Re: [PATCH] Fix CPU bitmask truncation

From: Linus Torvalds (torvalds@transmeta.com)
Date: Wed Dec 25 2002 - 16:54:02 EST


On 25 Dec 2002, Alan Cox wrote:

> On Fri, 2002-12-20 at 17:00, Bjorn Helgaas wrote:
> > This was an issue with gcc 2.96 on a 64-way IA64 box. I don't have
> > access to one at the moment, but as I remember, without the 2.4 changes:
> >
> > - ((p)->cpus_runnable & (p)->cpus_allowed & (1 << cpu))
> > + ((p)->cpus_runnable & (p)->cpus_allowed & (1UL << cpu))
> >
> > nothing would get scheduled on CPUs 32-63. I guess those changes
> > aren't controversial, though.
>
> Is this a C quirk or a compiler bug ?

It's normal C behaviour. I wouldn't even call it a quirk.

        1 << cpu

is clearly an int, and as such will have undefined behaviour for cpu >
bits-of-int.

The promotion to unsigned long happens _after_ the shift has already
happened as an int, since nothing in the sub-expression needs promotion
per se.

As undefined behaviour, the C compiler is _allowed_ to do what we meant,
but quite frankly, a C compiler that would take the undefined behaviour
case and turn it into the "unsigned long" behaviour we were looking for
would be quite interesting and almost certainly just random luck.

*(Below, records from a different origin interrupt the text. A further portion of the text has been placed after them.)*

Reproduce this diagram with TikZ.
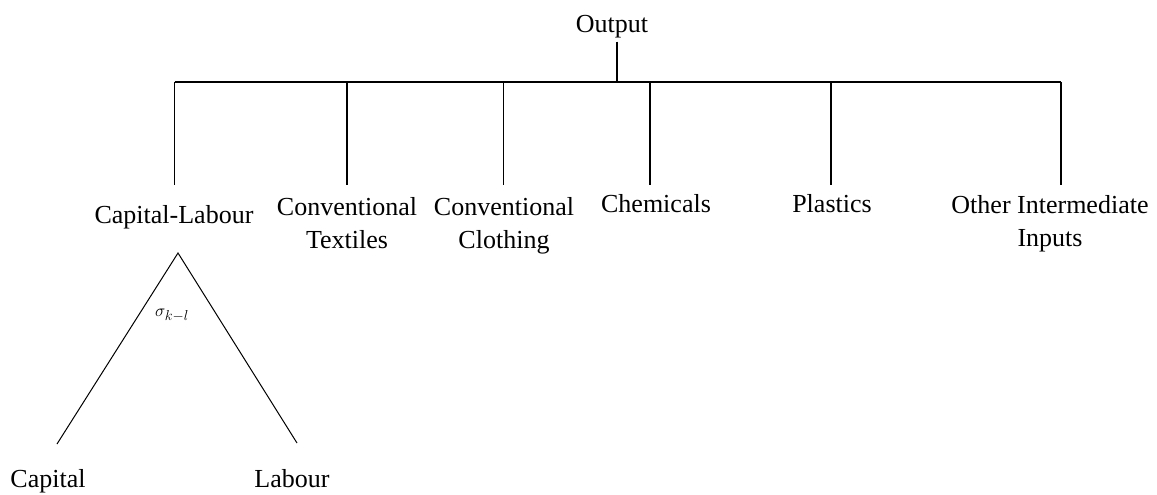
\documentclass[tikz,border=0pt]{standalone}
\usepackage{fontspec}
\setmainfont{Liberation Serif}
\begin{document}
\begin{tikzpicture}[x=1pt,y=-1pt,
  lbl/.style={font=\fontsize{26}{33}\selectfont, inner sep=0pt, align=center, anchor=base},
  branch/.style={line width=1.2pt, black}]
\useasboundingbox (0,0) rectangle (1157,495);

% top of the tree
\node[lbl, inner sep=3pt] (out) at (612,33) {Output};
\coordinate (hub) at (617,82);
\draw[branch] (out.south -| hub) -- (hub);

% branch points on the bar and the ends of the drops
\foreach \n/\x in {cl/174.5, ct/347, cc/503.5, ch/650, pl/831, oi/1061} {
  \coordinate (\n top) at (\x,82);
  \coordinate (\n bot) at (\x,185);
}
\draw[branch] (cltop) -- (oitop);
\foreach \n in {cl,ct,cc,ch,pl,oi} {
  \draw[branch] (\n top) -- (\n bot);
}

% inputs (two-line labels sit on the baseline of their last line)
\node[lbl] (cl) at (174,223) {Capital-Labour};
\node[lbl] (ct) at (347,248) {Conventional\\Textiles};
\node[lbl] (cc) at (504,248) {Conventional\\Clothing};
\node[lbl] (ch) at (656,212) {Chemicals};
\node[lbl] (pl) at (832,212) {Plastics};
\node[lbl] (oi) at (1050,246) {Other Intermediate\\Inputs};

% capital-labour nest
\coordinate (apex) at (178,253);
\coordinate (kend) at (57,444);
\coordinate (lend) at (297,443);
\draw[branch, line width=1pt] (kend) -- (apex) -- (lend);
\node[font=\fontsize{19}{22}\selectfont, inner sep=0pt] (sig) at (172,315) {$\sigma_{k-l}$};

\node[lbl] (cap) at (48,487) {Capital};
\node[lbl] (lab) at (292,487) {Labour};
\end{tikzpicture}
\end{document}
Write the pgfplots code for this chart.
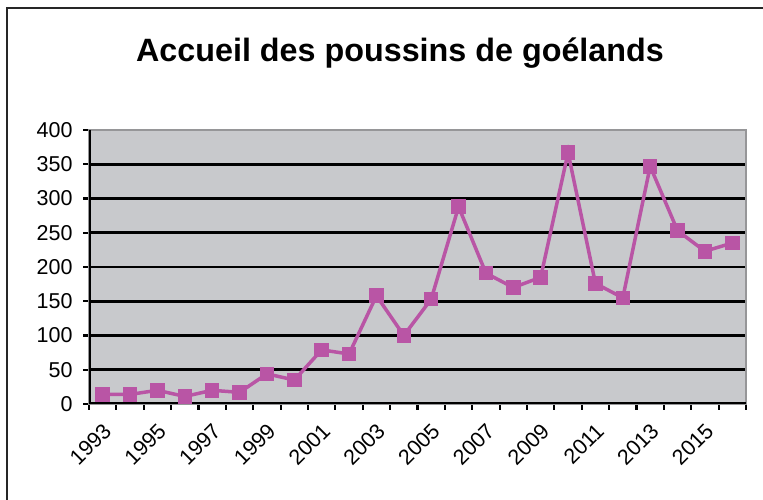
\documentclass[border=0pt]{standalone}
\usepackage{fontspec}
\setmainfont{Liberation Sans}
\usepackage{pgfplots}
\pgfplotsset{compat=1.18}

\definecolor{plotbg}{RGB}{200,201,204}
\definecolor{frame}{RGB}{150,150,152}
\definecolor{serie}{RGB}{185,85,165}

\begin{document}
\begin{tikzpicture}[x=1pt,y=1pt]
\path[use as bounding box] (0,0) rectangle (763,500);
% cadre du graphique
\draw[line width=1.5pt, black!85] (7,-20) -- (7,492) -- (790,492);
\node[anchor=base, font=\fontsize{32.3}{38}\selectfont\bfseries] at (400,438) {Accueil des poussins de goélands};

\begin{axis}[
    at={(89pt,96pt)}, anchor=south west,
    scale only axis,
    width=657pt, height=274pt,
    xmin=-0.5, xmax=23.5,
    ymin=0, ymax=400,
    ytick={0,50,...,400},
    xtick={0,2,...,22},
    xticklabels={1993,1995,1997,1999,2001,2003,2005,2007,2009,2011,2013,2015},
    minor xtick={-0.5,0.5,...,23.5},
    major x tick style={draw=none},
    xticklabel style={rotate=45, anchor=east, xshift=-5.5pt, yshift=-15.5pt},
    ymajorgrids=true,
    grid style={black, line width=2.6pt},
    axis background/.style={fill=plotbg},
    axis line style={frame, line width=2.6pt},
    tick align=outside,
    major tick length=6pt, minor tick length=6pt,
    tick style={black, line width=2.2pt},
    xtick pos=bottom, ytick pos=left,
    tick label style={font=\fontsize{21.5}{23}\selectfont},
    /pgf/number format/assume math mode=true,
    yticklabel style={xshift=-7pt},
]
\addplot[serie, line width=3.5pt, mark=square*, mark size=6.8pt,
    mark options={serie, line width=0pt}] coordinates {
    (0,14) (1,14) (2,20) (3,11) (4,20) (5,17) (6,44) (7,35)
    (8,79) (9,73) (10,158) (11,100) (12,153) (13,288) (14,191) (15,170)
    (16,185) (17,367) (18,176) (19,155) (20,347) (21,253) (22,223) (23,235)
};
\draw[black, line width=3pt] (rel axis cs:0,1) -- (rel axis cs:0,0) -- (rel axis cs:1,0);
\end{axis}
\end{tikzpicture}
\end{document}
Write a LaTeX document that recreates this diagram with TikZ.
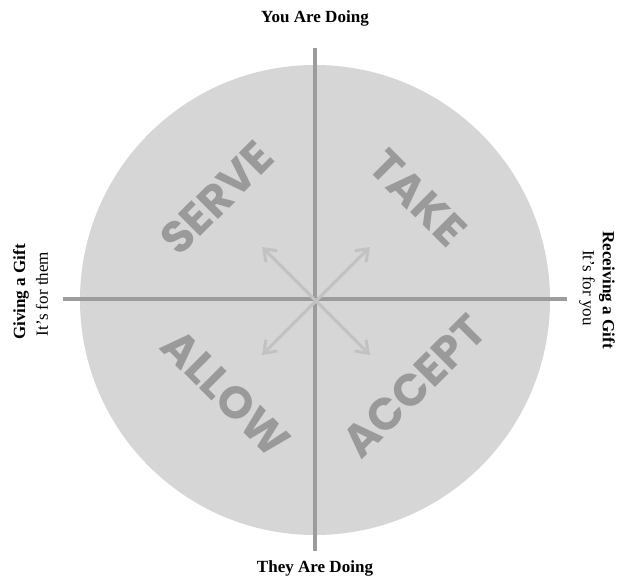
\documentclass[tikz,border=0pt]{standalone}
\usepackage{fontspec}
\setmainfont{Liberation Serif}
\newfontfamily\wordfont{Poppins}
\usetikzlibrary{arrows.meta,positioning}
\definecolor{disc}{HTML}{D6D6D6}
\definecolor{axis}{HTML}{9C9C9C}
\definecolor{word}{HTML}{9A9A9A}
\definecolor{ray}{HTML}{C2C2C2}

\begin{document}
\begin{tikzpicture}[
    x=0.02cm, y=-0.02cm,
    axisline/.style={draw=axis, line width=4*0.02cm},
    ray/.style={draw=ray, line width=3*0.02cm, {Straight Barb[length=2.2mm,width=3.2mm]}-{Straight Barb[length=2.2mm,width=3.2mm]}},
    quad/.style={font=\wordfont\bfseries\fontsize{25.5}{26}\selectfont, text=word, inner sep=0pt},
    head/.style={font=\bfseries\fontsize{9.7}{11}\selectfont, inner sep=0pt},
    sub/.style={font=\fontsize{9.7}{11}\selectfont, inner sep=0pt}
  ]
    \useasboundingbox (0,0) rectangle (627,578);
    \fill[disc] (315,300) circle (235);

    % axes
    \coordinate (top) at (315,48);
    \coordinate (bot) at (315,551);
    \coordinate (lft) at (63,299);
    \coordinate (rgt) at (567,299);
    \draw[axisline] (top) -- (bot);
    \draw[axisline] (lft) -- (rgt);

    % diagonal arrows
    \coordinate (nw) at (262,247);
    \coordinate (ne) at (370,247);
    \coordinate (sw) at (262,355);
    \coordinate (se) at (370,355);
    \draw[ray] (nw) -- (se);
    \draw[ray] (ne) -- (sw);

    % quadrant words
    \node[quad, rotate=45] (serve) at (217,198) {SERVE};
    \node[quad, rotate=-45] (take) at (418,198) {TAKE};
    \node[quad, rotate=-45] (allow) at (226,393) {ALLOW};
    \node[quad, rotate=45] (accept) at (414,386) {ACCEPT};

    % outer labels
    \node[head] (doing) at (315,18) {You Are Doing};
    \node[head] (theydo) at (315,568) {They Are Doing};
    \node[head, rotate=90] (give) at (21,292) {Giving a Gift};
    \node[sub, rotate=90] (them) at (42,294) {It's for them};
    \node[head, rotate=-90] (recv) at (607,290) {Receiving a Gift};
    \node[sub, rotate=-90] (you) at (587,288) {It's for you};
  \end{tikzpicture}
\end{document}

So if you want to test a bit in an "unsigned long", you should do either

        (x >> bit) & 1

(where the shift will be on a "long", and the binary and will also be
automatically promoted to a unsigned long) or you should do

        x & (1UL << bit)

which is what the patch did (it's applied in 2.5.53 already, btw).